Os seus artigos não eram meros exercícios de crítica – eram diagnósticos estruturados, sustentados por uma análise rigorosa da realidade política, social e económica do país. Com um olhar incisivo e uma argumentação meticulosa, Humberto Cardoso desafiou a narrativa oficial e colocou no espaço público questões fundamentais: qual era o verdadeiro papel do partido único? Como evitar a estagnação económica? Até que ponto a centralização excessiva do poder impedia o desenvolvimento do arquipélago?
Escrevendo em um tempo em que a contestação era vista com desconfiança, soube desmontar a lógica do regime e demonstrar, com exemplos concretos, que a sua estrutura se tornara obsoleta. O grande mérito desses textos reside no facto de terem sido escritos – ou irem sendo escritos – à medida que os acontecimentos políticos se desenrolavam, o que lhes confere uma relevância singular nos dias actuais, num tempo em que coexistem diversas narrativas sobre o processo de abertura política. Mas Humberto Cardoso não se limitava à denúncia – propunha soluções, antecipava cenários e instava as elites políticas a conduzirem uma transição pacífica e ordenada. Inspirado pelos debates internacionais e pelas reformas em curso na União Soviética, alertava para a urgência de mudanças institucionais que evitassem a erosão do Estado e um colapso social irreversível.

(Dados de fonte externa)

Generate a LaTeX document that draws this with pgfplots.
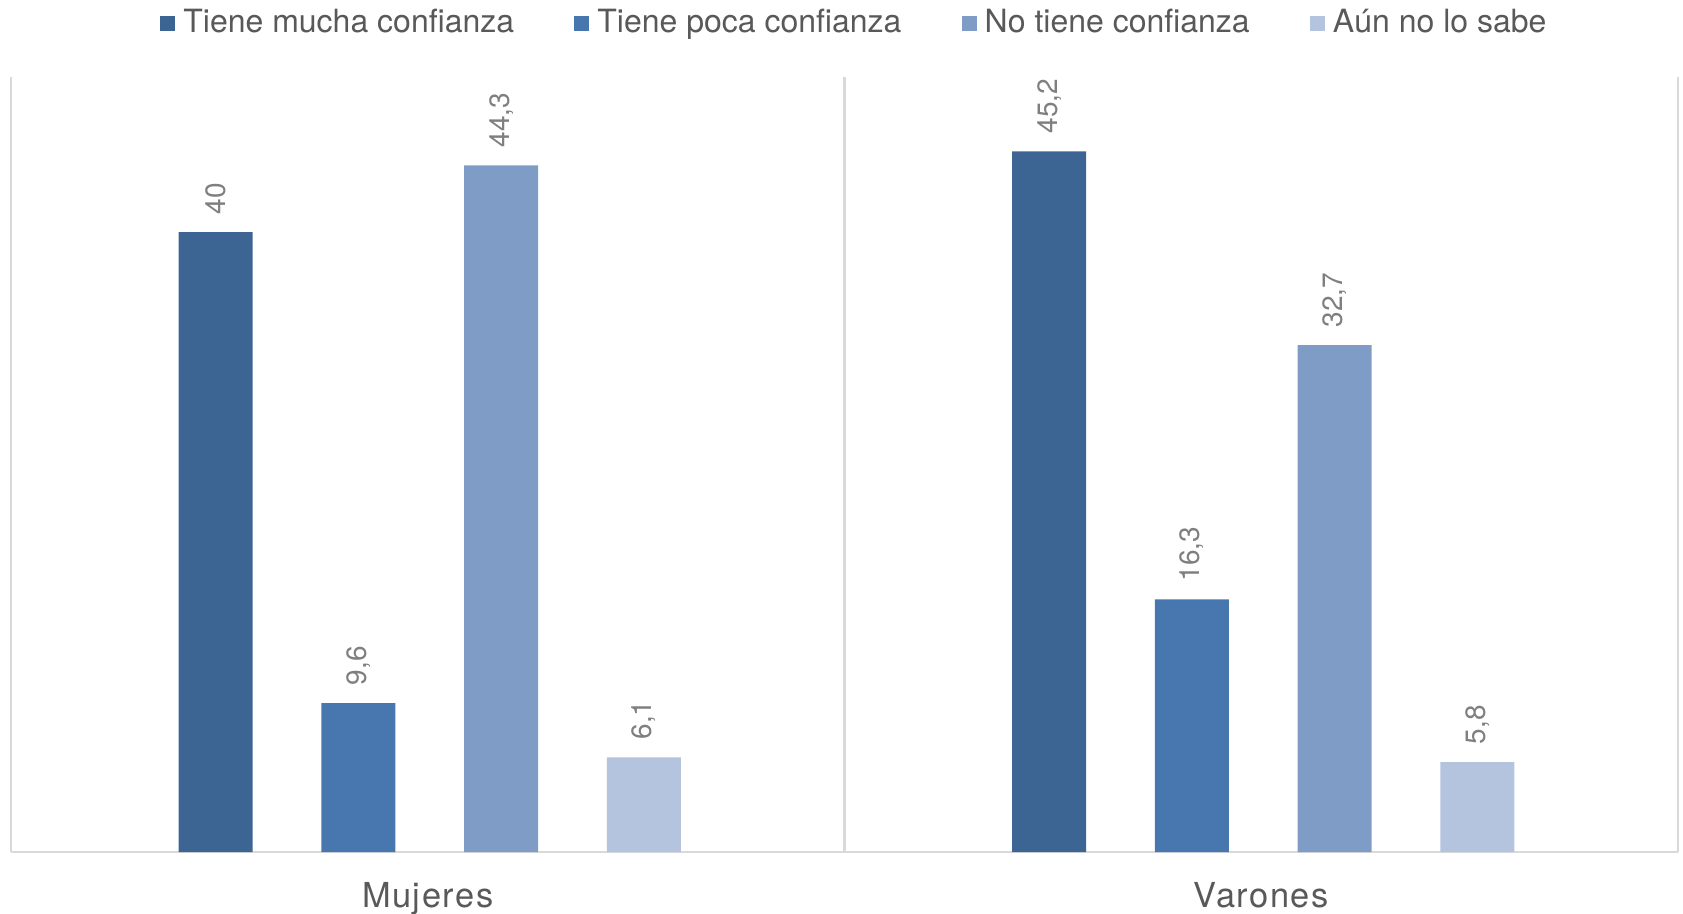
\documentclass[border=0pt]{standalone}
\usepackage{pgfplots}
\pgfplotsset{compat=1.18}
\usepackage{fontspec}
\setmainfont{TeX Gyre Heros}

\definecolor{bar1}{HTML}{3D6594}
\definecolor{bar2}{HTML}{4877AF}
\definecolor{bar3}{HTML}{7F9CC7}
\definecolor{bar4}{HTML}{B4C3DE}
\definecolor{gridgray}{HTML}{D9D9D9}
\definecolor{labgray}{HTML}{7F7F7F}
\definecolor{txtgray}{HTML}{595959}

\begin{document}
\begin{tikzpicture}
% page = 1683 x 913 px, 1 px = 0.25pt
\path[use as bounding box] (-2.75pt,-15.25pt) rectangle (418pt,213pt);
\begin{axis}[
    at={(0,0)}, anchor=south west,
    scale only axis,
    width=416.75pt, height=193.75pt,
    xmin=-0.5, xmax=1.5,
    ymin=0, ymax=50,
    clip=false,
    ybar, bar width=0.0888,
    hide y axis,
    axis x line*=bottom,
    x axis line style={draw=gridgray, line width=0.5pt},
    xtick={0,1},
    xticklabels={Mujeres,Varones},
    major tick length=0pt,
    xticklabel style={anchor=base, yshift=-13.75pt, text=txtgray,
        font=\fontsize{8.6}{10}\selectfont\addfontfeature{LetterSpace=4.5}},
    extra x ticks={-0.5,0.5,1.5},
    extra x tick labels={},
    extra x tick style={grid=major, major grid style={draw=gridgray, line width=0.5pt}},
    nodes near coords,
    every node near coord/.append style={rotate=90, anchor=west, inner sep=4.3pt,
        text=labgray, font=\fontsize{7}{8}\selectfont},
    /pgf/number format/use comma,
    /pgf/number format/fixed,
    /pgf/number format/precision=1,
    /pgf/number format/assume math mode=true,
    legend columns=4,
    legend style={at={(0.5,1)}, anchor=center, xshift=3.2pt, yshift=13.35pt, draw=none,
        font=\fontsize{8}{10}\selectfont, text=txtgray,
        /tikz/every even column/.append style={column sep=13pt}},
    legend image code/.code={\fill[#1] (0pt,-1.9pt) rectangle (3.8pt,1.9pt);},
]
\addplot[fill=bar1, draw=none, bar shift=-0.2544] coordinates {(0,40) (1,45.2)};
\addplot[fill=bar2, draw=none, bar shift=-0.0831] coordinates {(0,9.6) (1,16.3)};
\addplot[fill=bar3, draw=none, bar shift=0.0881] coordinates {(0,44.3) (1,32.7)};
\addplot[fill=bar4, draw=none, bar shift=0.2594] coordinates {(0,6.1) (1,5.8)};
\legend{Tiene mucha confianza, Tiene poca confianza, No tiene confianza, Aún no lo sabe}
\end{axis}
\end{tikzpicture}
\end{document}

A sua escrita, simultaneamente crítica e construtiva, defendia reformas essenciais: o fim do artigo 4º da Constituição, que consagrava o PAICV como força dirigente da sociedade e do Estado; o desmantelamento da polícia política; a descentralização do poder; e a criação de um ambiente onde o pluralismo fosse não apenas permitido, mas garantido.
O impacto dos seus textos foi incontornável. Humberto Cardoso soube ler os sinais do tempo e antecipou as transformações que se avizinhavam. A queda do monopólio partidário, a chegada do multipartidarismo e o nascimento de uma nova era para Cabo Verde foram acontecimentos que ele soube prever, contextualizar e, sobretudo, exigir.
Mais de três décadas depois, os seus artigos permanecem como testemunhos da força transformadora da palavra escrita. O pensamento crítico de Humberto Cardoso continua a ecoar, lembrando-nos de que a democracia não é uma conquista definitiva, mas um exercício permanente de vigilância e participação.
Ler Humberto Cardoso hoje é revisitar um tempo de mudança – e redescobrir a coragem intelectual de quem ousou escrever o futuro.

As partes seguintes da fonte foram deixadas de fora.